**Problem to solve:**
Retype all material exactly. Pictures stay out of the copy.

════════════════

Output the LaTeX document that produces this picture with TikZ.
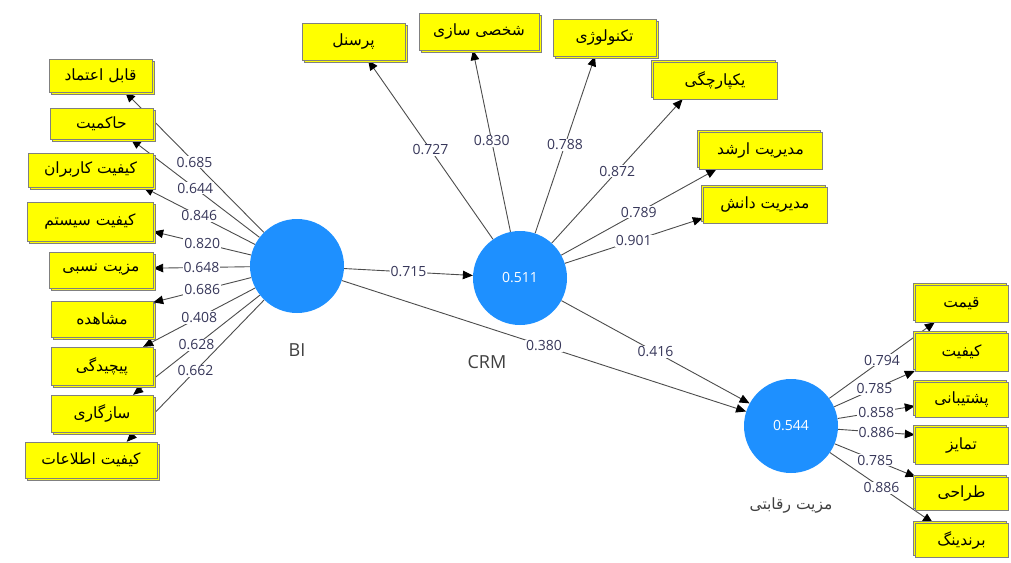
\documentclass[tikz,border=0pt]{standalone}
\usepackage{fontspec}
\setmainfont{Open Sans}
\newfontfamily\fafont[Script=Arabic]{DejaVu Sans}
\TeXXeTstate=1
\usetikzlibrary{arrows.meta,shadows,backgrounds}
\definecolor{lvblue}{RGB}{30,144,255}
\definecolor{boxyellow}{RGB}{255,255,0}
\definecolor{numcol}{RGB}{55,55,90}
\newcommand{\fa}[1]{\beginR #1\endR}

\tikzset{
  box/.style={draw=black!50, fill=boxyellow, inner sep=0pt,
    font=\fafont\fontsize{15.5}{17}\selectfont},
  shl/.style={copy shadow={shadow xshift=2pt, shadow yshift=-2pt}},
  shr/.style={copy shadow={shadow xshift=-2pt, shadow yshift=2pt}},
  lv/.style={circle, fill=lvblue, minimum size=94pt, inner sep=0pt,
    text=white, font=\fontsize{14}{16}\selectfont},
  lvname/.style={text=black!75, font=\fontsize{18}{20}\selectfont},
  arr/.style={draw=black!70, line width=0.9pt,
    -{Triangle[length=10pt,width=8.5pt,black]}},
  load/.style={midway, fill=white, inner sep=1pt, text=numcol,
    font=\fontsize{14}{16}\selectfont}
}

\begin{document}
\begin{tikzpicture}[x=1pt, y=-1pt]
    \useasboundingbox (0,0) rectangle (1011,562);

    % latent variables
    \node[lv] (BI) at (297,266) {};
    \node[lv] (CRM) at (520,278) {0.511};
    \node[lv] (CA) at (791,426) {0.544};
    \node[lvname] (BIname) at (297,350) {BI};
    \node[lvname] (CRMname) at (487,362) {CRM};
    \node[lvname, font=\fafont\fontsize{15.5}{17}\selectfont] (CAname) at (791,505) {\fa{مزیت رقابتی}};

    % BI indicators
    \node[box, shl, minimum width=103pt, minimum height=33pt] (r1) at (100.5,75.5) {\fa{قابل اعتماد}};
    \node[box, shl, minimum width=103pt, minimum height=31pt] (r2) at (101.5,123.5) {\fa{حاکمیت}};
    \node[box, shl, minimum width=125pt, minimum height=34pt] (r3) at (90.5,170) {\fa{کیفیت کاربران}};
    \node[box, shl, minimum width=126pt, minimum height=39pt] (r4) at (90,221.5) {\fa{کیفیت سیستم}};
    \node[box, shl, minimum width=104pt, minimum height=36pt] (r5) at (101,270) {\fa{مزیت نسبی}};
    \node[box, shl, minimum width=102pt, minimum height=36pt] (r6) at (102,319) {\fa{مشاهده}};
    \node[box, shl, minimum width=102pt, minimum height=38pt] (r7) at (102,366) {\fa{پیچیدگی}};
    \node[box, shl, minimum width=102pt, minimum height=37pt] (r8) at (102,413.5) {\fa{سازگاری}};
    \node[box, shl, minimum width=132pt, minimum height=36pt] (r9) at (91,460) {\fa{کیفیت اطلاعات}};

    % CRM indicators
    \node[box, shl, minimum width=103pt, minimum height=37pt] (t1) at (353.5,41.5) {\fa{پرسنل}};
    \node[box, shl, minimum width=120pt, minimum height=37pt] (t2) at (479,31.5) {\fa{شخصی سازی}};
    \node[box, shl, minimum width=103pt, minimum height=37pt] (t3) at (604.5,37.5) {\fa{تکنولوژی}};
    \node[box, shr, minimum width=124pt, minimum height=37pt] (t4) at (715,80.5) {\fa{یکپارچگی}};
    \node[box, shr, minimum width=123pt, minimum height=37pt] (t5) at (760.5,150.5) {\fa{مدیریت ارشد}};
    \node[box, shr, minimum width=124pt, minimum height=36pt] (t6) at (765,205) {\fa{مدیریت دانش}};

    % competitive advantage indicators
    \node[box, shr, minimum width=93pt, minimum height=37pt] (q1) at (961.5,303.5) {\fa{قیمت}};
    \node[box, shr, minimum width=93pt, minimum height=38pt] (q2) at (961.5,352) {\fa{کیفیت}};
    \node[box, shr, minimum width=93pt, minimum height=35pt] (q3) at (961.5,399.5) {\fa{پشتیبانی}};
    \node[box, shr, minimum width=93pt, minimum height=37pt] (q4) at (961.5,445.5) {\fa{تمایز}};
    \node[box, shr, minimum width=93pt, minimum height=33pt] (q5) at (961.5,493.5) {\fa{طراحی}};
    \node[box, shr, minimum width=93pt, minimum height=34pt] (q6) at (961.5,540) {\fa{برندینگ}};

    \begin{pgfonlayer}{background}
    % outer loadings
    \foreach \b/\a/\v in {r1/-34/0.685, r2/-28/0.644, r3/-18/0.846, r4/-9/0.820, r5/2/0.648,
                          r6/18/0.686, r7/25/0.408, r8/31/0.628, r9/27/0.662}
        \draw[arr] (BI) -- (\b.\a) node[load]{\v};
    \foreach \b/\a/\v in {t1/-52/0.727, t2/-108/0.830, t3/-117/0.788, t4/-150/0.872,
                          t5/-157/0.789, t6/-168/0.901}
        \draw[arr] (CRM) -- (\b.\a) node[load]{\v};
    \foreach \b/\a/\v in {q1/-145/0.794, q2/-158/0.785, q3/-172/0.858, q4/167/0.886,
                          q5/160/0.785, q6/149/0.886}
        \draw[arr] (CA) -- (\b.\a) node[load]{\v};

    % path coefficients
    \draw[arr] (BI) -- (CRM) node[load]{0.715};
    \draw[arr] (BI) -- (CA) node[load]{0.380};
    \draw[arr] (CRM) -- (CA) node[load]{0.416};
    \end{pgfonlayer}

\end{tikzpicture}
\end{document}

════════════════

**Correct response:**
Output the LaTeX document that produces this picture with TikZ.
\documentclass[tikz,border=0pt]{standalone}
\usepackage{fontspec}
\setmainfont{Open Sans}
\newfontfamily\fafont[Script=Arabic]{DejaVu Sans}
\TeXXeTstate=1
\usetikzlibrary{arrows.meta,shadows,backgrounds}
\definecolor{lvblue}{RGB}{30,144,255}
\definecolor{boxyellow}{RGB}{255,255,0}
\definecolor{numcol}{RGB}{55,55,90}
\newcommand{\fa}[1]{\beginR #1\endR}

\tikzset{
  box/.style={draw=black!50, fill=boxyellow, inner sep=0pt,
    font=\fafont\fontsize{15.5}{17}\selectfont},
  shl/.style={copy shadow={shadow xshift=2pt, shadow yshift=-2pt}},
  shr/.style={copy shadow={shadow xshift=-2pt, shadow yshift=2pt}},
  lv/.style={circle, fill=lvblue, minimum size=94pt, inner sep=0pt,
    text=white, font=\fontsize{14}{16}\selectfont},
  lvname/.style={text=black!75, font=\fontsize{18}{20}\selectfont},
  arr/.style={draw=black!70, line width=0.9pt,
    -{Triangle[length=10pt,width=8.5pt,black]}},
  load/.style={midway, fill=white, inner sep=1pt, text=numcol,
    font=\fontsize{14}{16}\selectfont}
}

\begin{document}
\begin{tikzpicture}[x=1pt, y=-1pt]
    \useasboundingbox (0,0) rectangle (1011,562);

    % latent variables
    \node[lv] (BI) at (297,266) {};
    \node[lv] (CRM) at (520,278) {0.511};
    \node[lv] (CA) at (791,426) {0.544};
    \node[lvname] (BIname) at (297,350) {BI};
    \node[lvname] (CRMname) at (487,362) {CRM};
    \node[lvname, font=\fafont\fontsize{15.5}{17}\selectfont] (CAname) at (791,505) {\fa{مزیت رقابتی}};

    % BI indicators
    \node[box, shl, minimum width=103pt, minimum height=33pt] (r1) at (100.5,75.5) {\fa{قابل اعتماد}};
    \node[box, shl, minimum width=103pt, minimum height=31pt] (r2) at (101.5,123.5) {\fa{حاکمیت}};
    \node[box, shl, minimum width=125pt, minimum height=34pt] (r3) at (90.5,170) {\fa{کیفیت کاربران}};
    \node[box, shl, minimum width=126pt, minimum height=39pt] (r4) at (90,221.5) {\fa{کیفیت سیستم}};
    \node[box, shl, minimum width=104pt, minimum height=36pt] (r5) at (101,270) {\fa{مزیت نسبی}};
    \node[box, shl, minimum width=102pt, minimum height=36pt] (r6) at (102,319) {\fa{مشاهده}};
    \node[box, shl, minimum width=102pt, minimum height=38pt] (r7) at (102,366) {\fa{پیچیدگی}};
    \node[box, shl, minimum width=102pt, minimum height=37pt] (r8) at (102,413.5) {\fa{سازگاری}};
    \node[box, shl, minimum width=132pt, minimum height=36pt] (r9) at (91,460) {\fa{کیفیت اطلاعات}};

    % CRM indicators
    \node[box, shl, minimum width=103pt, minimum height=37pt] (t1) at (353.5,41.5) {\fa{پرسنل}};
    \node[box, shl, minimum width=120pt, minimum height=37pt] (t2) at (479,31.5) {\fa{شخصی سازی}};
    \node[box, shl, minimum width=103pt, minimum height=37pt] (t3) at (604.5,37.5) {\fa{تکنولوژی}};
    \node[box, shr, minimum width=124pt, minimum height=37pt] (t4) at (715,80.5) {\fa{یکپارچگی}};
    \node[box, shr, minimum width=123pt, minimum height=37pt] (t5) at (760.5,150.5) {\fa{مدیریت ارشد}};
    \node[box, shr, minimum width=124pt, minimum height=36pt] (t6) at (765,205) {\fa{مدیریت دانش}};

    % competitive advantage indicators
    \node[box, shr, minimum width=93pt, minimum height=37pt] (q1) at (961.5,303.5) {\fa{قیمت}};
    \node[box, shr, minimum width=93pt, minimum height=38pt] (q2) at (961.5,352) {\fa{کیفیت}};
    \node[box, shr, minimum width=93pt, minimum height=35pt] (q3) at (961.5,399.5) {\fa{پشتیبانی}};
    \node[box, shr, minimum width=93pt, minimum height=37pt] (q4) at (961.5,445.5) {\fa{تمایز}};
    \node[box, shr, minimum width=93pt, minimum height=33pt] (q5) at (961.5,493.5) {\fa{طراحی}};
    \node[box, shr, minimum width=93pt, minimum height=34pt] (q6) at (961.5,540) {\fa{برندینگ}};

    \begin{pgfonlayer}{background}
    % outer loadings
    \foreach \b/\a/\v in {r1/-34/0.685, r2/-28/0.644, r3/-18/0.846, r4/-9/0.820, r5/2/0.648,
                          r6/18/0.686, r7/25/0.408, r8/31/0.628, r9/27/0.662}
        \draw[arr] (BI) -- (\b.\a) node[load]{\v};
    \foreach \b/\a/\v in {t1/-52/0.727, t2/-108/0.830, t3/-117/0.788, t4/-150/0.872,
                          t5/-157/0.789, t6/-168/0.901}
        \draw[arr] (CRM) -- (\b.\a) node[load]{\v};
    \foreach \b/\a/\v in {q1/-145/0.794, q2/-158/0.785, q3/-172/0.858, q4/167/0.886,
                          q5/160/0.785, q6/149/0.886}
        \draw[arr] (CA) -- (\b.\a) node[load]{\v};

    % path coefficients
    \draw[arr] (BI) -- (CRM) node[load]{0.715};
    \draw[arr] (BI) -- (CA) node[load]{0.380};
    \draw[arr] (CRM) -- (CA) node[load]{0.416};
    \end{pgfonlayer}

\end{tikzpicture}
\end{document}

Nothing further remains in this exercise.